In June 2011, the European Council, the EU’s highest governing body, gave the green light to the European Framework for National Roma Inclusion Strategies, a Commission initiative that the 27 EU Member States have translated into their respective National Strategies to be developed between 2012 and 2020.
This initiative established for the first time a common framework for the development of measures and policies at national level based on approaches, objectives and areas of work shared by all the Member States of the European Union. It also had the political and financial support of the EU and the 27 Member States and wqass part of a larger European strategy, EU 2020, with explicit objectives to reduce the poverty and exclusion that have afflicted the Roma population for centuries.
Basic Principles to achieve Roma People Social Inclusion
- Constructive, pragmatic and non-discriminatory policies.
- Specifical, but not exclusive focus on the Roma population.
- Intercultural approach.
- Aiming at a full inclusion of the Roma population into society.
- Awareness-raising on gender discrimination.
- Involvement of regional and local administrations.
- Involvement of civil society.
- Active participation of Roma people.
Presented at the European Platform for Roma Inclusion (Prague, 2009)

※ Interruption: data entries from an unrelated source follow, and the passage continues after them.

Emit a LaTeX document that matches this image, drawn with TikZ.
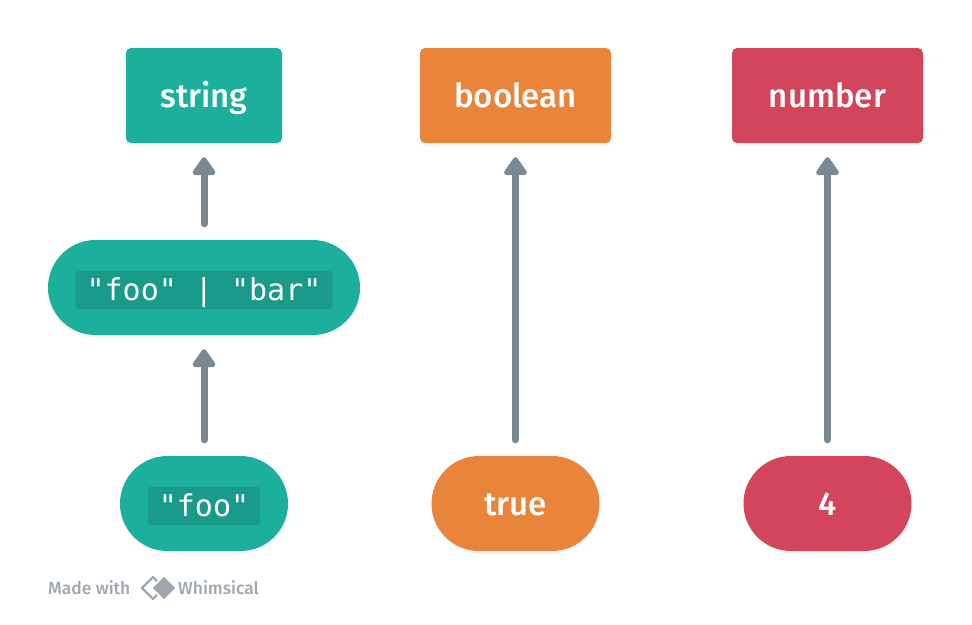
\documentclass[tikz,border=0pt]{standalone}
\usepackage{fontspec}
\setsansfont{Fira Sans}[BoldFont={Fira Sans Medium}]
\setmonofont{DejaVu Sans Mono}
\usetikzlibrary{arrows.meta,shadows}
\definecolor{tealbox}{HTML}{1BAF9C}
\definecolor{tealcode}{HTML}{199A8A}
\definecolor{orangebox}{HTML}{E8853A}
\definecolor{redbox}{HTML}{D2455A}
\definecolor{arrowgray}{HTML}{7A8894}
\definecolor{markgray}{HTML}{A0A7AF}

\begin{document}
\begin{tikzpicture}[x=1pt,y=-1pt,
    typebox/.style={rounded corners=5pt, minimum height=95pt, text=white,
      font=\sffamily\bfseries\fontsize{33}{33}\selectfont,
      text height=24pt, text depth=0pt,
      drop shadow={opacity=0.08, shadow xshift=0pt, shadow yshift=-3pt}},
    valpill/.style={typebox, rounded corners=47.5pt, minimum width=168pt},
    codebox/.style={fill=tealcode, rounded corners=3pt, text=white,
      font=\ttfamily\fontsize{30}{30}\selectfont, inner xsep=11pt,
      minimum height=38pt, text height=20pt, text depth=0pt},
    link/.style={draw=arrowgray, line width=7pt, line cap=round,
      -{Triangle[width=26pt,length=20pt,round]},
      shorten <=16pt, shorten >=14pt},
    madewith/.style={text=markgray, font=\sffamily\bfseries\fontsize{17.5}{17.5}\selectfont}]
  \useasboundingbox (0,0) rectangle (972,624);

  % type boxes
  \path
    (204,95.5) node[typebox, fill=tealbox, minimum width=156pt] (string) {string}
    (515.5,95.5) node[typebox, fill=orangebox, minimum width=191pt] (boolean) {boolean}
    (827.5,95.5) node[typebox, fill=redbox, minimum width=191pt] (number) {number}
    ;

  % union
  \path
    (204,287.5) node[valpill, fill=tealbox, minimum width=312pt] (union) {}
    (204,290) node[codebox] (unioncode) {"foo" | "bar"}
    ;

  % values
  \path
    (204,503.5) node[valpill, fill=tealbox] (foo) {}
    (204,506) node[codebox] (foocode) {"foo"}
    (515.5,503.5) node[valpill, fill=orangebox] (true) {true}
    (827.5,503.5) node[valpill, fill=redbox] (four) {4}
    ;

  \draw[link] (foo.north) -- (union.south);
  \draw[link] (union.north) -- (string.south);
  \draw[link] (true.north) -- (boolean.south);
  \draw[link] (four.north) -- (number.south);

  % made with
  \node[madewith, anchor=west, inner sep=0pt] (made) at (48,588) {Made with};
  \draw[markgray, line width=2.4pt, line join=round]
    (153,577) -- (142,588) -- (153,599) -- (164,588) -- cycle;
  \draw[fill=markgray, draw=white, line width=1.5pt, line join=round]
    (164,575.5) -- (151.5,588) -- (164,600.5) -- (176.5,588) -- cycle;
  \node[madewith, anchor=west, inner sep=0pt] (whim) at (178,588) {Whimsical};
\end{tikzpicture}
\end{document}
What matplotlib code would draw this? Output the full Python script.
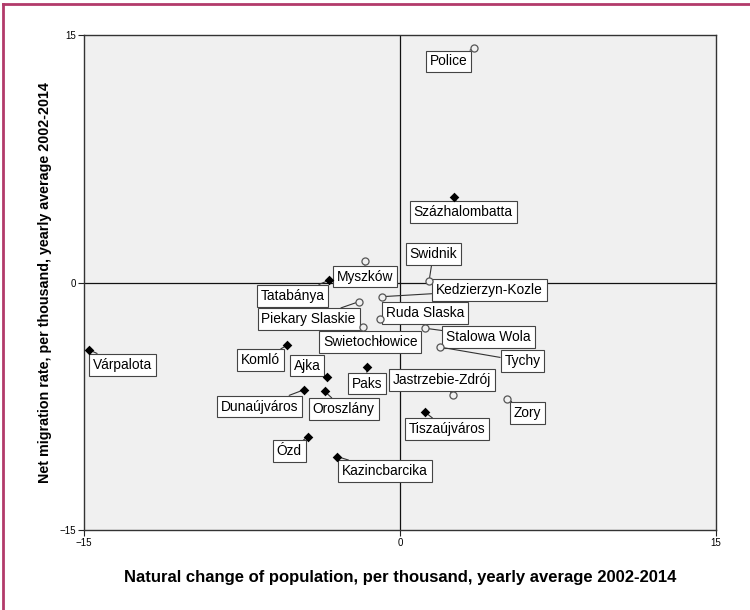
import matplotlib
matplotlib.use("Agg")
import matplotlib.pyplot as plt
from matplotlib.lines import Line2D

plt.rcParams['font.family'] = ['Liberation Sans', 'DejaVu Sans']

# towns: natural change (x), net migration (y), label centre (lx, ly), country group
towns = ['Police', 'Swidnik', 'Myszków', 'Kedzierzyn-Kozle', 'Piekary Slaskie',
         'Ruda Slaska', 'Swietochłowice', 'Stalowa Wola', 'Tychy',
         'Jastrzebie-Zdrój', 'Zory',
         'Százhalombatta', 'Tatabánya', 'Komló', 'Várpalota', 'Ajka', 'Paks',
         'Dunaújváros', 'Oroszlány', 'Tiszaújváros', 'Ózd', 'Kazincbarcika']
natural = [3.5, 1.38, -1.66, -0.87, -1.95, -0.95, -1.76, 1.19, 1.88, 2.5, 5.08,
           2.56, -3.37, -5.35, -14.76, -3.47, -1.58, -4.56, -3.57, 1.18, -4.39, -2.98]
migration = [14.2, 0.1, 1.3, -0.86, -1.16, -2.2, -2.7, -2.77, -3.91, -6.82, -7.03,
             5.16, 0.14, -3.8, -4.08, -5.7, -5.14, -6.5, -6.6, -7.85, -9.35, -10.55]
label_x = [2.31, 1.58, -1.67, 4.24, -4.34, 1.19, -1.41, 4.2, 5.81, 2.01, 6.06,
           3.0, -5.11, -6.61, -13.19, -4.41, -1.57, -6.67, -2.67, 2.22, -5.26, -0.7]
label_y = [13.4, 1.73, 0.36, -0.47, -2.22, -1.85, -3.62, -3.29, -4.77, -5.91, -7.91,
           4.27, -0.8, -4.7, -4.98, -5.03, -6.12, -7.52, -7.67, -8.89, -10.23, -11.44]
group = ['PL'] * 11 + ['HU'] * 11

fig = plt.figure(figsize=(7.5, 6.1), dpi=100)
ax = fig.add_axes([0.112, 0.1311, 0.8427, 0.8115])
ax.set_facecolor('#f0f0f0')
ax.set_xlim(-15, 15)
ax.set_ylim(-15, 15)
ax.set_xticks([-15, 0, 15])
ax.set_yticks([-15, 0, 15])
ax.tick_params(labelsize=7, length=4, width=0.8, color='#222222', pad=1.5)
for sp in ax.spines.values():
    sp.set_color('#333333')
    sp.set_linewidth(1.0)

ax.axvline(0, color='#111111', lw=0.9, zorder=1)
ax.axhline(0, color='#111111', lw=0.9, zorder=1)

for name, x, y, lx, ly, g in zip(towns, natural, migration, label_x, label_y, group):
    ax.annotate(name, xy=(x, y), xytext=(lx, ly), textcoords='data',
                ha='center', va='center', fontsize=9.9, color='black',
                bbox=dict(boxstyle='square,pad=0.28', fc='white', ec='#444444', lw=0.8),
                arrowprops=dict(arrowstyle='-', color='#333333', lw=0.8,
                                shrinkA=0, shrinkB=0),
                zorder=3)

pl = [i for i, g in enumerate(group) if g == 'PL']
hu = [i for i, g in enumerate(group) if g == 'HU']
ax.scatter([natural[i] for i in pl], [migration[i] for i in pl], s=26,
           facecolors='#f0f0f0', edgecolors='#555555', linewidths=0.9, zorder=4)
ax.scatter([natural[i] for i in hu], [migration[i] for i in hu], s=24,
           marker='D', color='black', zorder=4, linewidths=0)

ax.set_xlabel('Natural change of population, per thousand, yearly average 2002-2014',
              fontsize=12, fontweight='bold', labelpad=16)
ax.set_ylabel('Net migration rate, per thousand, yearly average 2002-2014',
              fontsize=10.3, fontweight='bold', labelpad=6)

# frame edges along the top and left of the figure
fig.add_artist(Line2D([0.004, 1.0], [0.9935, 0.9935], color='#b23a6a', lw=2,
                      transform=fig.transFigure))
fig.add_artist(Line2D([0.004, 0.004], [0.0, 0.9935], color='#b23a6a', lw=2,
                      transform=fig.transFigure))

fig.savefig('out.png', dpi=100)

This is very relevant for the PROMA Project, as well as the Education Dimension of the Framework. Despite major advances in schooling, there are still serious problems, such as the very high dropout rates in compulsory secondary education. And although there is an increase in the number of Roma students in post-compulsory secondary and university, the percentages are still much lower than the average. We are still far from achieving a situation of educational normalisation for Roma pupils, specially women.